The time interval is the duration between two time points. In this exercise, we're looking at a time interval from 1 hour to 1.05 hours. Calculating this interval is straightforward. By subtracting the initial time from the final time, we get: \( 1.05 \text{ hours} - 1.00 \text{ hours} = 0.05 \text{ hours} \). Understanding this unit of time is crucial because it helps us determine the speed accurately. Having a specific time frame allows us to calculate how fast something is moving by knowing the distance covered within that duration.
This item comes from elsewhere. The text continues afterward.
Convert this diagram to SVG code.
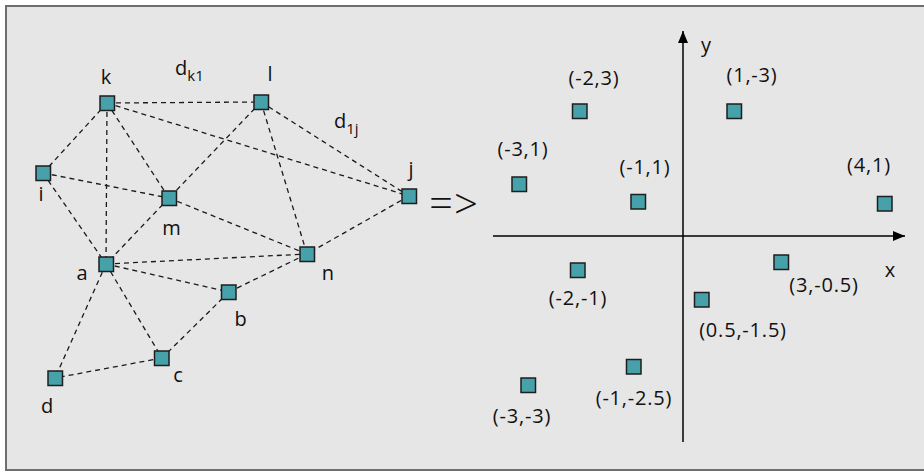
<svg xmlns="http://www.w3.org/2000/svg" width="924" height="474" viewBox="0 0 924 474">
<style>
.bg{fill:#e6e6e6;stroke:#6e6e6e;stroke-width:2}
.nd{fill:#47a1aa;stroke:#1e1e1e;stroke-width:1.5}
.ed{stroke:#1a1a1a;stroke-width:1.3;stroke-dasharray:5 4;fill:none}
.ax{stroke:#000;stroke-width:1.5;fill:none}
text{font-family:"Open Sans","DejaVu Sans",sans-serif;fill:#111;font-size:20px}
.c{text-anchor:middle}
.p{letter-spacing:0.8px}
.sub{font-size:15px}
.sym{font-size:42px;font-weight:300}
</style>
<defs>
<marker id="arr" viewBox="0 0 12 10" refX="12" refY="5" markerWidth="12" markerHeight="10" markerUnits="userSpaceOnUse" orient="auto">
<path d="M0,0 L12,5 L0,10 Z" fill="#000"/>
</marker>
</defs>
<rect class="bg" x="6" y="6" width="940" height="464"/>
<g id="connectors">
<line class="ed" x1="107" y1="103" x2="261" y2="102"/>
<line class="ed" x1="107" y1="103" x2="43" y2="173"/>
<line class="ed" x1="107" y1="103" x2="106" y2="264"/>
<line class="ed" x1="107" y1="103" x2="169" y2="198"/>
<line class="ed" x1="107" y1="103" x2="409" y2="196"/>
<line class="ed" x1="261" y1="102" x2="169" y2="198"/>
<line class="ed" x1="261" y1="102" x2="307" y2="254"/>
<line class="ed" x1="261" y1="102" x2="409" y2="196"/>
<line class="ed" x1="43" y1="173" x2="169" y2="198"/>
<line class="ed" x1="43" y1="173" x2="106" y2="264"/>
<line class="ed" x1="169" y1="198" x2="106" y2="264"/>
<line class="ed" x1="169" y1="198" x2="307" y2="254"/>
<line class="ed" x1="409" y1="196" x2="307" y2="254"/>
<line class="ed" x1="106" y1="264" x2="307" y2="254"/>
<line class="ed" x1="106" y1="264" x2="229" y2="292"/>
<line class="ed" x1="106" y1="264" x2="162" y2="358"/>
<line class="ed" x1="106" y1="264" x2="55" y2="378"/>
<line class="ed" x1="229" y1="292" x2="307" y2="254"/>
<line class="ed" x1="229" y1="292" x2="162" y2="358"/>
<line class="ed" x1="162" y1="358" x2="55" y2="378"/>
<line class="ax" x1="683" y1="442" x2="683" y2="31" marker-end="url(#arr)"/>
<line class="ax" x1="493" y1="236" x2="905" y2="236" marker-end="url(#arr)"/>
</g>
<g id="node-k"><rect class="nd" x="100" y="96" width="14.5" height="14.5"/><text class="c" x="106" y="84">k</text></g>
<g id="node-l"><rect class="nd" x="254" y="95" width="14.5" height="14.5"/><text class="c" x="270" y="81">l</text></g>
<g id="node-i"><rect class="nd" x="36" y="166" width="14.5" height="14.5"/><text class="c" x="41" y="201">i</text></g>
<g id="node-m"><rect class="nd" x="162" y="191" width="14.5" height="14.5"/><text class="c" x="171.5" y="235">m</text></g>
<g id="node-j"><rect class="nd" x="402" y="189" width="14.5" height="14.5"/><text class="c" x="411" y="176">j</text></g>
<g id="node-a"><rect class="nd" x="99" y="257" width="14.5" height="14.5"/><text class="c" x="82" y="280">a</text></g>
<g id="node-n"><rect class="nd" x="300" y="247" width="14.5" height="14.5"/><text class="c" x="328" y="280">n</text></g>
<g id="node-b"><rect class="nd" x="221.5" y="285" width="14.5" height="14.5"/><text class="c" x="240.5" y="326">b</text></g>
<g id="node-c"><rect class="nd" x="154.5" y="351" width="14.5" height="14.5"/><text class="c" x="178" y="382">c</text></g>
<g id="node-d"><rect class="nd" x="48" y="371" width="14.5" height="14.5"/><text class="c" x="47" y="413">d</text></g>
<g id="label-dk1"><text x="175" y="75">d<tspan class="sub" dy="6">k1</tspan></text></g>
<g id="label-d1j"><text x="334" y="128">d<tspan class="sub" dy="6">1j</tspan></text></g>
<g id="arrow-symbol"><text class="sym" x="429" y="218">=</text><text class="sym" x="454" y="219">&gt;</text></g>
<g id="label-y"><text class="c" x="706" y="52">y</text></g>
<g id="label-x"><text class="c" x="890" y="277">x</text></g>
<g id="pt-m2-3"><rect class="nd" x="572.5" y="104" width="14.5" height="14.5"/><text class="c p" x="594" y="85">(-2,3)</text></g>
<g id="pt-1-m3"><rect class="nd" x="727" y="104" width="14.5" height="14.5"/><text class="c p" x="752" y="82">(1,-3)</text></g>
<g id="pt-m3-1"><rect class="nd" x="512" y="177" width="14.5" height="14.5"/><text class="c p" x="523" y="156">(-3,1)</text></g>
<g id="pt-m1-1"><rect class="nd" x="631" y="194.5" width="14.5" height="14.5"/><text class="c p" x="645" y="174">(-1,1)</text></g>
<g id="pt-4-1"><rect class="nd" x="877.5" y="196.5" width="14.5" height="14.5"/><text class="c p" x="869" y="172">(4,1)</text></g>
<g id="pt-m2-m1"><rect class="nd" x="570.5" y="263" width="14.5" height="14.5"/><text class="c p" x="578" y="305">(-2,-1)</text></g>
<g id="pt-3-m05"><rect class="nd" x="774" y="255" width="14.5" height="14.5"/><text class="c p" x="824" y="292">(3,-0.5)</text></g>
<g id="pt-05-m15"><rect class="nd" x="694.5" y="292.5" width="14.5" height="14.5"/><text class="c p" x="743" y="337">(0.5,-1.5)</text></g>
<g id="pt-m3-m3"><rect class="nd" x="521" y="378" width="14.5" height="14.5"/><text class="c p" x="522" y="423">(-3,-3)</text></g>
<g id="pt-m1-m25"><rect class="nd" x="626.5" y="359.5" width="14.5" height="14.5"/><text class="c p" x="634" y="405">(-1,-2.5)</text></g>
</svg>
Speed estimation involves finding out how fast the car is traveling at a particular moment. To do this, we can use the formula for average speed: \[ \text{Average Speed} = \frac{\text{Distance Traveled}}{\text{Time Interval}} \]. For the interval from 1 hour to 1.05 hours, we have already calculated that the distance traveled is 2.4 miles and the time interval is 0.05 hours. Plugging these values into the formula gives us: \[ \text{Average Speed} = \frac{2.4 \text{ miles}}{0.05 \text{ hours}} = 48 \text{ miles per hour} \]. To estimate the speed at exactly 1 hour into the trip, we look at a smaller time interval, such as from 0.99 hours to 1.01 hours, because shorter intervals give us a better approximation of the instantaneous speed. Using the odometer readings of 44.6 miles at 0.99 hours and 45.4 miles at 1.01 hours, we get: \( \text{Distance Traveled} = 45.4 - 44.6 = 0.8 \text{ miles} \) and \( \text{Time Interval} = 1.01 - 0.99 = 0.02 \text{ hours} \). Thus, the estimated speed is: \( \text{Estimated Speed} = \frac{0.8 \text{ miles}}{0.02 \text{ hours}} = 40 \text{ miles per hour} \). This method of speed estimation is useful for understanding how the car's speed changes over very short intervals.